Give again, exactly as written, the lines of the records below from the line with "Convert this chart" to the line with "from matplotlib.ticker import MultipleLocator". Both end lines count; pictures do not.

# RECORDS FOR THE EXERCISE
——

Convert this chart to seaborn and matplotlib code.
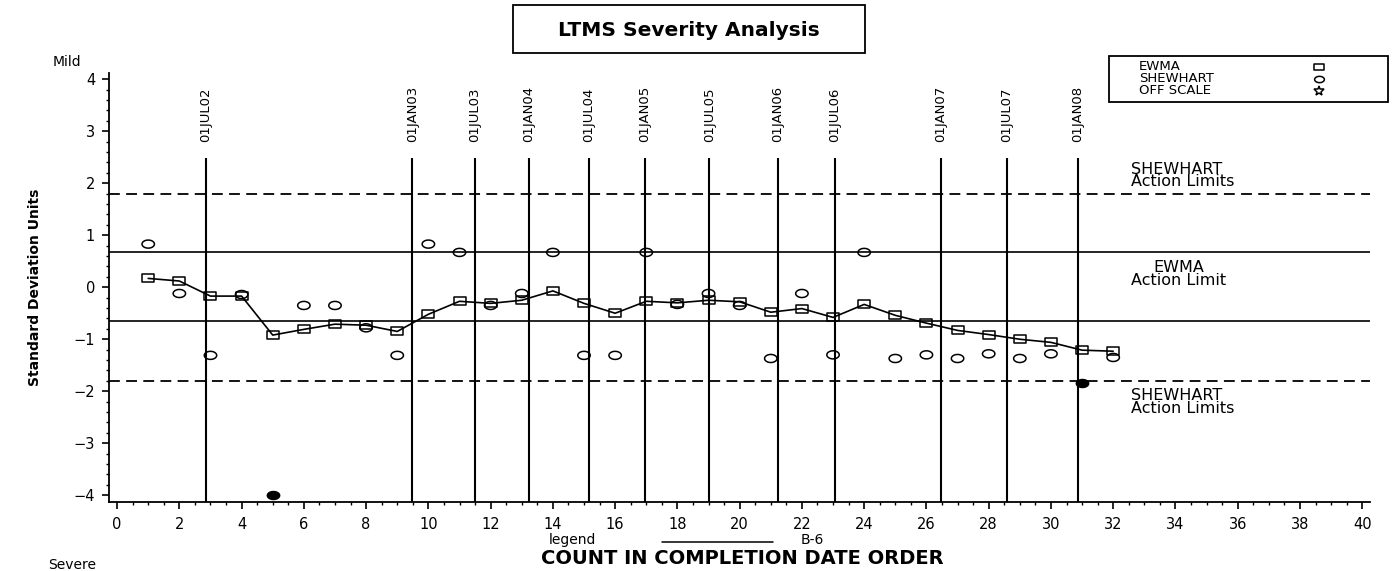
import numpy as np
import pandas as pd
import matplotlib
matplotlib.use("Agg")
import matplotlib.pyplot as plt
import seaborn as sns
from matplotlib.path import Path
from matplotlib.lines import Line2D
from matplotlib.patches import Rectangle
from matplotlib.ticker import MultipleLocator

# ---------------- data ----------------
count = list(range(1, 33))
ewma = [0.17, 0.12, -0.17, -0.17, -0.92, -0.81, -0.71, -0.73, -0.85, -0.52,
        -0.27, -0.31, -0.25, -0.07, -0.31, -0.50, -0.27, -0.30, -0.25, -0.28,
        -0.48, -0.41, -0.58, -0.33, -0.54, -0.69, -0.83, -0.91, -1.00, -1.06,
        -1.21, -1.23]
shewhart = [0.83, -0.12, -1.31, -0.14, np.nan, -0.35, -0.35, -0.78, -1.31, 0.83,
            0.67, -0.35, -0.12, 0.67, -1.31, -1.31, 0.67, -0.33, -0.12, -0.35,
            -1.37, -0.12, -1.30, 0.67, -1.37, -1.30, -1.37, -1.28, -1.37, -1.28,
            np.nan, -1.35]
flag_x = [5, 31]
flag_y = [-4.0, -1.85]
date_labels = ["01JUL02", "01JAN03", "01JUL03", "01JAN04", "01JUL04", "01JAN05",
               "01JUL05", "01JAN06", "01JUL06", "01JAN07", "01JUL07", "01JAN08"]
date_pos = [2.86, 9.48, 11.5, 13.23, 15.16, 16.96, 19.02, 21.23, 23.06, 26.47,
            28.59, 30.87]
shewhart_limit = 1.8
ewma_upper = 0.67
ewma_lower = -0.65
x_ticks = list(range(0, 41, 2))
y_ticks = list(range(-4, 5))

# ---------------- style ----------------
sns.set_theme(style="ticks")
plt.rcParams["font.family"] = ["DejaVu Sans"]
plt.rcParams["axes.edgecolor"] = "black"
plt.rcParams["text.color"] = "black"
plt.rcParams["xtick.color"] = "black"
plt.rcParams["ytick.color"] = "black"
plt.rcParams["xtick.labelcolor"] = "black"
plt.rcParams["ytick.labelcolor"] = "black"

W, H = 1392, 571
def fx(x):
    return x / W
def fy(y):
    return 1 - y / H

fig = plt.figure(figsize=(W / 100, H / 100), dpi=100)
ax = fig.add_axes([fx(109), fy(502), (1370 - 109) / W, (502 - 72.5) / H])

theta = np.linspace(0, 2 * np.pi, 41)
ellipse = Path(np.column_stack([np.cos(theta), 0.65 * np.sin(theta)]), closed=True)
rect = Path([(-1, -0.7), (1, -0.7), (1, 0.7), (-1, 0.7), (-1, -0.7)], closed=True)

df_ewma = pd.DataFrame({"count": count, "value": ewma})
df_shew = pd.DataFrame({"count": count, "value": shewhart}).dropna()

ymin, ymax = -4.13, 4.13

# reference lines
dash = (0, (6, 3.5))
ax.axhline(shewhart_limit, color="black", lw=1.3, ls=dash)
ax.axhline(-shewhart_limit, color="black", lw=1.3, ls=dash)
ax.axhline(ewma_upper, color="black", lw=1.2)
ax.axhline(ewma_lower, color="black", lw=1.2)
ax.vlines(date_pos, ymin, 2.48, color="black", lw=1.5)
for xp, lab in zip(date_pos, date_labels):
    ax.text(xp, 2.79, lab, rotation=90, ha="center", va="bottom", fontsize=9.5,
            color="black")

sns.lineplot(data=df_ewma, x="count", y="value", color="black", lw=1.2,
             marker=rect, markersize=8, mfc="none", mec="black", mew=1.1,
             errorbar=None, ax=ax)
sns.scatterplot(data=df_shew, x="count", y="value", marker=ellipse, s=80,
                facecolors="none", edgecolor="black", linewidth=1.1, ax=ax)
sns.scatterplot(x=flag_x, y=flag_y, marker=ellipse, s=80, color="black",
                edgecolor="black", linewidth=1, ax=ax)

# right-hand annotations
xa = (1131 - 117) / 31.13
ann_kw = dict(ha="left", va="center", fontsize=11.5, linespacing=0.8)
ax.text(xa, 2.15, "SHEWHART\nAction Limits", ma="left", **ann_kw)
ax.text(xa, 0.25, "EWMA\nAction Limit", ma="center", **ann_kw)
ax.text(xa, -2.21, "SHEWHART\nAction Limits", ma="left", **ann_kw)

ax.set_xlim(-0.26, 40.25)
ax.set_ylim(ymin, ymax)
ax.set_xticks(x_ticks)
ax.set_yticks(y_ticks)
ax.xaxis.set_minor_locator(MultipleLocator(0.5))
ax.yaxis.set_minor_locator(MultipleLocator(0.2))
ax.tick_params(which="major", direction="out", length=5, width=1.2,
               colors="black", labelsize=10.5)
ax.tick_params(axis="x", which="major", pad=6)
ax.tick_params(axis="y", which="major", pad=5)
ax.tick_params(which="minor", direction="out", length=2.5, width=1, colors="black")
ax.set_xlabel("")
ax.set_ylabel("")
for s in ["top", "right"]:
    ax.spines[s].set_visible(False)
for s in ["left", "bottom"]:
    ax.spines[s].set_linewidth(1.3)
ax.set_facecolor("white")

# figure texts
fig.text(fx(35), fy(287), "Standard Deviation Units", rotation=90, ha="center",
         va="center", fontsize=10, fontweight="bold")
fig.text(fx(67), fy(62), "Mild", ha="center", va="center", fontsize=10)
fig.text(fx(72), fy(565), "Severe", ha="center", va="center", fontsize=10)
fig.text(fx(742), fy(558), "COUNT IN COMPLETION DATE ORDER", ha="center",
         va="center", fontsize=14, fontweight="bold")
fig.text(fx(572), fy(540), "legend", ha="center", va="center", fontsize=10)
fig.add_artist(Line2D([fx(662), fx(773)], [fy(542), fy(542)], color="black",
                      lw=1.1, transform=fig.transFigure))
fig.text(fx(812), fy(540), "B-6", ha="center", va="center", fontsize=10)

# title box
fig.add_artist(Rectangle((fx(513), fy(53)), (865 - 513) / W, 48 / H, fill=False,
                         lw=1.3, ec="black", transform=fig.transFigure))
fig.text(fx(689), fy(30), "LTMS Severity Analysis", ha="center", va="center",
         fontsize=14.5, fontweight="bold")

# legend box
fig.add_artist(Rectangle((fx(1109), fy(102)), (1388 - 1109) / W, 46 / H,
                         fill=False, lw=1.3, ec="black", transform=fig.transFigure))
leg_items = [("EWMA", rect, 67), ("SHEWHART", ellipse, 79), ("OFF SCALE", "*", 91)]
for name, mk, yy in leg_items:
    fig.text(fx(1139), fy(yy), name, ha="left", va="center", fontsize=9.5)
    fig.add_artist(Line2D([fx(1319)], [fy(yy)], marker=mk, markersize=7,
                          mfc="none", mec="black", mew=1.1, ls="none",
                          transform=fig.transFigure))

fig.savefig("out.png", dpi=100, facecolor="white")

——

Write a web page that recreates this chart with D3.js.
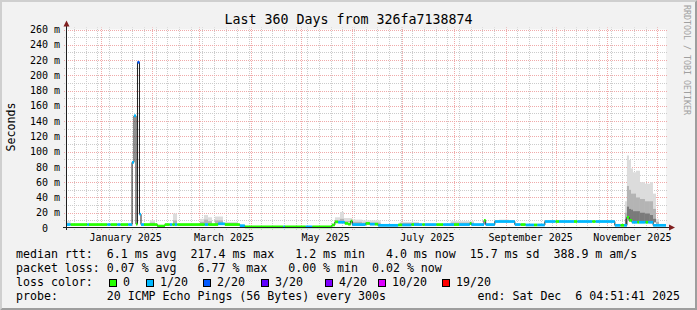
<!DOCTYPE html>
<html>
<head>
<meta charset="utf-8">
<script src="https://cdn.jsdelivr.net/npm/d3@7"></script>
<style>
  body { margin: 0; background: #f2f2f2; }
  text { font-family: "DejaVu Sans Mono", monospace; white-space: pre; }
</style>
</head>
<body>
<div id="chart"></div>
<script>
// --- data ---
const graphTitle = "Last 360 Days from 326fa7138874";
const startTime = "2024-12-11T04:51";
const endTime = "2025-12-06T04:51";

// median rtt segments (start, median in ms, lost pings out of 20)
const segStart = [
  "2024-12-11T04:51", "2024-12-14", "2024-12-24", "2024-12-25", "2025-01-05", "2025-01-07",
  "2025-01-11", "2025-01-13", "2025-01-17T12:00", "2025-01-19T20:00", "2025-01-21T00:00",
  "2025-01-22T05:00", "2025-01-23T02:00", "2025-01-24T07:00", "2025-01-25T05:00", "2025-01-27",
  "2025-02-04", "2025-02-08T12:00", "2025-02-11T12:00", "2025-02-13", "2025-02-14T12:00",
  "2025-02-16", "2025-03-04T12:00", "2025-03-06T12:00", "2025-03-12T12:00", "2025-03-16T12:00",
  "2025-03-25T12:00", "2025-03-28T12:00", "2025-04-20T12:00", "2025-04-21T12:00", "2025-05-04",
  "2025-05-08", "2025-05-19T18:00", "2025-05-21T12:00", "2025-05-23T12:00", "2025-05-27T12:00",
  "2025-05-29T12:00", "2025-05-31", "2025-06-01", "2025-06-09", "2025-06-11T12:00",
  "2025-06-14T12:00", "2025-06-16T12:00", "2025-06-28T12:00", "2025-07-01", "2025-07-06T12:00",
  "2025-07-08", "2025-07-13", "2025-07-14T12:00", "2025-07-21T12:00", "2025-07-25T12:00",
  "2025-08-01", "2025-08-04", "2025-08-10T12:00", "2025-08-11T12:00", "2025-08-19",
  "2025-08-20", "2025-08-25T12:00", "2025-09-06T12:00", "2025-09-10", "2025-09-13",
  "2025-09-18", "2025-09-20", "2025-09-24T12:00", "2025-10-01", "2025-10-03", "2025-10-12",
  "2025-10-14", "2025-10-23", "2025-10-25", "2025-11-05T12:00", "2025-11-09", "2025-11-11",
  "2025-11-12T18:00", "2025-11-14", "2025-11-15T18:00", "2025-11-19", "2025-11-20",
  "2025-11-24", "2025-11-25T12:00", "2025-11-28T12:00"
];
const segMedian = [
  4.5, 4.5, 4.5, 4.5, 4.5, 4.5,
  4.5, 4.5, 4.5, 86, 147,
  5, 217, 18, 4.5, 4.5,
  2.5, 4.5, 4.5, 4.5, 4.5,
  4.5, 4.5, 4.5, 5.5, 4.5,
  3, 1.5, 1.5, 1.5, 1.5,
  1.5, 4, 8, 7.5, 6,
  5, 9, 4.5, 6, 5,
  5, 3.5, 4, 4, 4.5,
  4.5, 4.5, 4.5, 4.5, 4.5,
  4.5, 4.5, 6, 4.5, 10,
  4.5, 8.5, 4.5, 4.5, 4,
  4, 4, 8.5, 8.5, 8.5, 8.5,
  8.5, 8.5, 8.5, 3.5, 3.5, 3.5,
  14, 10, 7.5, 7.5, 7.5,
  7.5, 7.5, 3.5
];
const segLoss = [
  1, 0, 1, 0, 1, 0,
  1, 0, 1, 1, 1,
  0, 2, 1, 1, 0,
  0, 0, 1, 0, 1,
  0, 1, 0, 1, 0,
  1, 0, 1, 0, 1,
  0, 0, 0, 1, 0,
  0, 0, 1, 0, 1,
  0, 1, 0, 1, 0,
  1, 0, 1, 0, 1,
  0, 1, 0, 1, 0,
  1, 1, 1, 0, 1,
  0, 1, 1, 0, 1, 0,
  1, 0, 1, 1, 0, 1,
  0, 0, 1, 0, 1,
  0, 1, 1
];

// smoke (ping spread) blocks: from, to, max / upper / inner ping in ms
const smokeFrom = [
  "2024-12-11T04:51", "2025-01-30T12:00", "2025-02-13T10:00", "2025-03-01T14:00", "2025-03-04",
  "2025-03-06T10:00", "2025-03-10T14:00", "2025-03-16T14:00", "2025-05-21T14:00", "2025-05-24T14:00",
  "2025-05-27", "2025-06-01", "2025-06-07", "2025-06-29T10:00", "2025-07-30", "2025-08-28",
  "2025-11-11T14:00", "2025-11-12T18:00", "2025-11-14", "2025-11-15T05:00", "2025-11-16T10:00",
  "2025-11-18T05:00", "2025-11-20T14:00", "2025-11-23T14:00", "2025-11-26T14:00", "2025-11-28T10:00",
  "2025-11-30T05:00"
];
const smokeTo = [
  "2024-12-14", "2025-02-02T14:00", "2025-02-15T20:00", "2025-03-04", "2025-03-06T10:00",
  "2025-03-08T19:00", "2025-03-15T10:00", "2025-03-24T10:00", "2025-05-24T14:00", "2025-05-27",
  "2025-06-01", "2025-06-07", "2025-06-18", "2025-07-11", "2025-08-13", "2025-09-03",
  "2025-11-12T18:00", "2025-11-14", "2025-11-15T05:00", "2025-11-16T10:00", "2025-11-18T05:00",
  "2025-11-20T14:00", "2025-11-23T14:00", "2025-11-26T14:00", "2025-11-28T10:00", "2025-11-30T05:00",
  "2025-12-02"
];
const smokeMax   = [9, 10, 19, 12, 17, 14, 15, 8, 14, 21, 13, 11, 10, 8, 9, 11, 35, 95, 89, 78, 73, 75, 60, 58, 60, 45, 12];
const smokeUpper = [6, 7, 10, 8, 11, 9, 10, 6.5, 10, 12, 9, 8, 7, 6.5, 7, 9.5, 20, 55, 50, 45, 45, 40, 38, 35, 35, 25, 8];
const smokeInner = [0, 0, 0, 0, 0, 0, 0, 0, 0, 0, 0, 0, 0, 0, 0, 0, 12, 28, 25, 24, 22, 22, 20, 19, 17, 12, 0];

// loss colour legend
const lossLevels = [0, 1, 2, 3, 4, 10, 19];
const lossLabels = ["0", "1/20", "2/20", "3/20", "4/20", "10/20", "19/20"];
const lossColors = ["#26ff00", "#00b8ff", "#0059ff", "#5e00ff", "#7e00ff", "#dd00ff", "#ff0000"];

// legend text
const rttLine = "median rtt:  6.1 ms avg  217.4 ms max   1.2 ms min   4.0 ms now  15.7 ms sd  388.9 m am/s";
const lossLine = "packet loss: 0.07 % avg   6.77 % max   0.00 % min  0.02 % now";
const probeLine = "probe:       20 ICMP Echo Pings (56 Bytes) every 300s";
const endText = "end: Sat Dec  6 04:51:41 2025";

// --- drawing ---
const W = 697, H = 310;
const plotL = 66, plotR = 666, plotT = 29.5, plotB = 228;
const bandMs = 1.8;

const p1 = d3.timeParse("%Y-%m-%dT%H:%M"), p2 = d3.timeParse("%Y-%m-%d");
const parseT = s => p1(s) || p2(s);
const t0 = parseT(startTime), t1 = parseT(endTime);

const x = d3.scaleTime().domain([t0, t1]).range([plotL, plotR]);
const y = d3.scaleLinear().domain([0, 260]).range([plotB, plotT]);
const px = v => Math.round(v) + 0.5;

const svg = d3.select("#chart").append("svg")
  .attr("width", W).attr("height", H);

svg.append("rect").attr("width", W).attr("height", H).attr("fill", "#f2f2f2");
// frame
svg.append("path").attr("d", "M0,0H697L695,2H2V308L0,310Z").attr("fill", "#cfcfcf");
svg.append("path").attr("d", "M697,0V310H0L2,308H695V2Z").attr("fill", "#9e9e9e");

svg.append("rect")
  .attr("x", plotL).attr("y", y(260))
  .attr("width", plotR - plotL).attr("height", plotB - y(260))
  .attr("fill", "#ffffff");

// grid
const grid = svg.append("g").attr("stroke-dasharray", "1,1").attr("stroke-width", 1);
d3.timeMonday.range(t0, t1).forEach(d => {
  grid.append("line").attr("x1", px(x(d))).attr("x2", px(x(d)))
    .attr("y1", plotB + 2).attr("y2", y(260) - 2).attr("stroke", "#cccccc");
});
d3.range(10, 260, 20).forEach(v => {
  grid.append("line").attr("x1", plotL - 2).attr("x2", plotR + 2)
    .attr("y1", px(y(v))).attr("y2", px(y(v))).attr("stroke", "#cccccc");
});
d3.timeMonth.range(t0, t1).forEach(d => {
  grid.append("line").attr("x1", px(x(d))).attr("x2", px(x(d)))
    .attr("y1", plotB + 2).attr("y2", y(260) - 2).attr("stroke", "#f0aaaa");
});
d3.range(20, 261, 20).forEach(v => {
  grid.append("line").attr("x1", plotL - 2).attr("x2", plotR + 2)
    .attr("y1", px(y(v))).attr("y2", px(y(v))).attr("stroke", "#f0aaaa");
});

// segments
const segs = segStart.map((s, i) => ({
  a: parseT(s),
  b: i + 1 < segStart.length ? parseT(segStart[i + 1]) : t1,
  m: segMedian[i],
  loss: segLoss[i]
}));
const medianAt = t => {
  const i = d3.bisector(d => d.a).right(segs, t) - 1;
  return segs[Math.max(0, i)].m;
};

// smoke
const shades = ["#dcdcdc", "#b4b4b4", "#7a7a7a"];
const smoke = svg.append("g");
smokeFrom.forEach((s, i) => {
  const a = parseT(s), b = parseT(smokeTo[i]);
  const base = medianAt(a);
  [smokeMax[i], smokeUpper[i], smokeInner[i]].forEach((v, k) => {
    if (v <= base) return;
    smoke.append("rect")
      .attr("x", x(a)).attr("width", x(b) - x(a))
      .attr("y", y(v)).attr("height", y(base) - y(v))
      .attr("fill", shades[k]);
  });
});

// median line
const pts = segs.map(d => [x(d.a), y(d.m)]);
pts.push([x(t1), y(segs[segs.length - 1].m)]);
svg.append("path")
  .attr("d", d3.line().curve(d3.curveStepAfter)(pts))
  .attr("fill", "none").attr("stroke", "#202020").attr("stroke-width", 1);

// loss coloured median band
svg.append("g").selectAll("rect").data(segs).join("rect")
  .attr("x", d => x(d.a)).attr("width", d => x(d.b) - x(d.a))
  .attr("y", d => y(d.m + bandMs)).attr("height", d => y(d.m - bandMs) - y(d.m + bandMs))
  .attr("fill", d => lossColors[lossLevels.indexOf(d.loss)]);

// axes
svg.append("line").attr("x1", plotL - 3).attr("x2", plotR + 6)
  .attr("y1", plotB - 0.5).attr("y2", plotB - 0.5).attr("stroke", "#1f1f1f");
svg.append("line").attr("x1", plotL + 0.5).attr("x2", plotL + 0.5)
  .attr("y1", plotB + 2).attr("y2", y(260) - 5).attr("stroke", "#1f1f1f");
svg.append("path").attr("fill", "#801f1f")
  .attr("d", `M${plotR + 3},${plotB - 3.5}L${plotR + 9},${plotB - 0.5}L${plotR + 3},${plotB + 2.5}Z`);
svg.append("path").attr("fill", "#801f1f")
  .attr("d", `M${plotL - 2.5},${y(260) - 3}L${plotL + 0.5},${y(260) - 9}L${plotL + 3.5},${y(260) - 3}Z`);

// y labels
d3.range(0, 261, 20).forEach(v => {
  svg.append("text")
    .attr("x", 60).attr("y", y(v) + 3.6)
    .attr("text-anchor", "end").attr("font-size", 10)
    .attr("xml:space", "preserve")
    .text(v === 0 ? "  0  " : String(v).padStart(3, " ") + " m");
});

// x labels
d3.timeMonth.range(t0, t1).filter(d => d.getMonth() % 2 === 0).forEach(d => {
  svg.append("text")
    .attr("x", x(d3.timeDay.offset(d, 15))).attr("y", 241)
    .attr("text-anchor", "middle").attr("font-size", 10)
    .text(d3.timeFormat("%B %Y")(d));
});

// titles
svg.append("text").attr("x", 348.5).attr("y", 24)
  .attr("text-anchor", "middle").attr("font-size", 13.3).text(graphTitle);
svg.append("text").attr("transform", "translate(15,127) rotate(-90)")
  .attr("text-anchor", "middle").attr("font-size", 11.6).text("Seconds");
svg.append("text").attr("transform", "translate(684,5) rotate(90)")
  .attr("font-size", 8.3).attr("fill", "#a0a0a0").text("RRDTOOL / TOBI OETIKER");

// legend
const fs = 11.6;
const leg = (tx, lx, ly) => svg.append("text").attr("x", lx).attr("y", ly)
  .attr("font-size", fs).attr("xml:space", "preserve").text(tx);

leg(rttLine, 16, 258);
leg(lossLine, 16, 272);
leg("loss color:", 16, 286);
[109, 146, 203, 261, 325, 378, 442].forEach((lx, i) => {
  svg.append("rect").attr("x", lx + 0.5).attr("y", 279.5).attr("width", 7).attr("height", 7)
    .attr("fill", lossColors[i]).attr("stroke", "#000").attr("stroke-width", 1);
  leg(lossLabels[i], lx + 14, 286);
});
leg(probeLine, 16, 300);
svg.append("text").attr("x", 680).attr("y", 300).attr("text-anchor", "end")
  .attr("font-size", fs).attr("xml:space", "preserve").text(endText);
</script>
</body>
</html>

——

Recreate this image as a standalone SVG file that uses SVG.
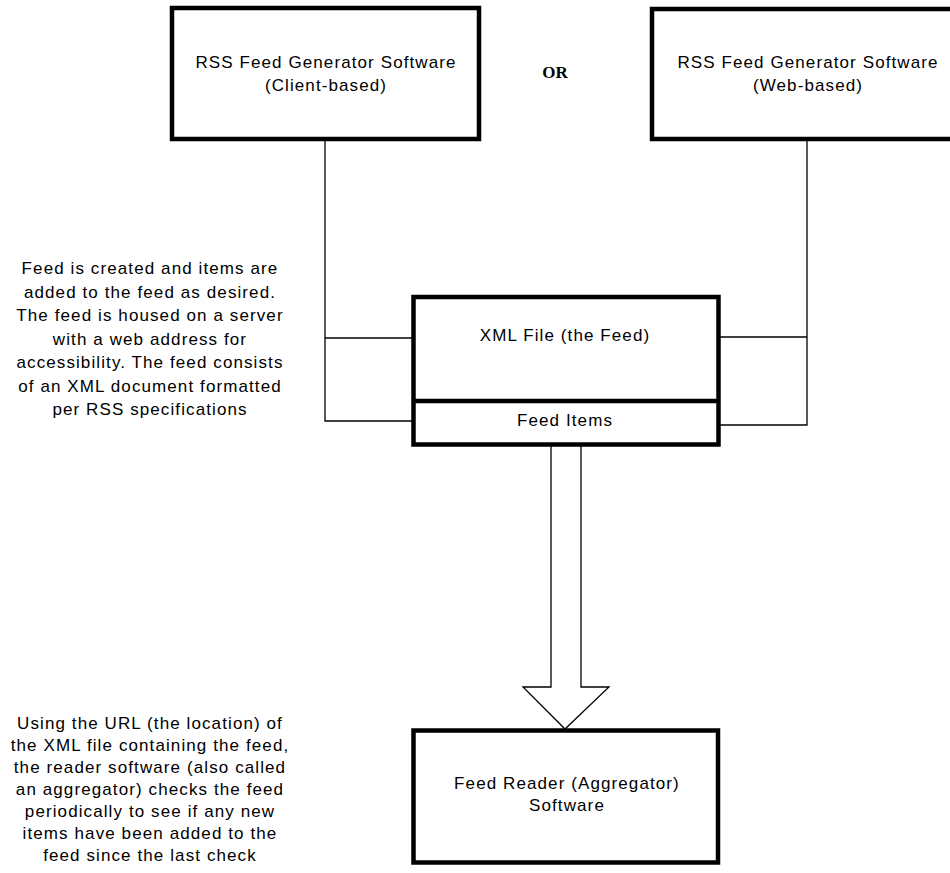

——

# SOLUTION TO THIS PROBLEM
Convert this chart to seaborn and matplotlib code.
import numpy as np
import pandas as pd
import matplotlib
matplotlib.use("Agg")
import matplotlib.pyplot as plt
import seaborn as sns
from matplotlib.path import Path
from matplotlib.lines import Line2D
from matplotlib.patches import Rectangle
from matplotlib.ticker import MultipleLocator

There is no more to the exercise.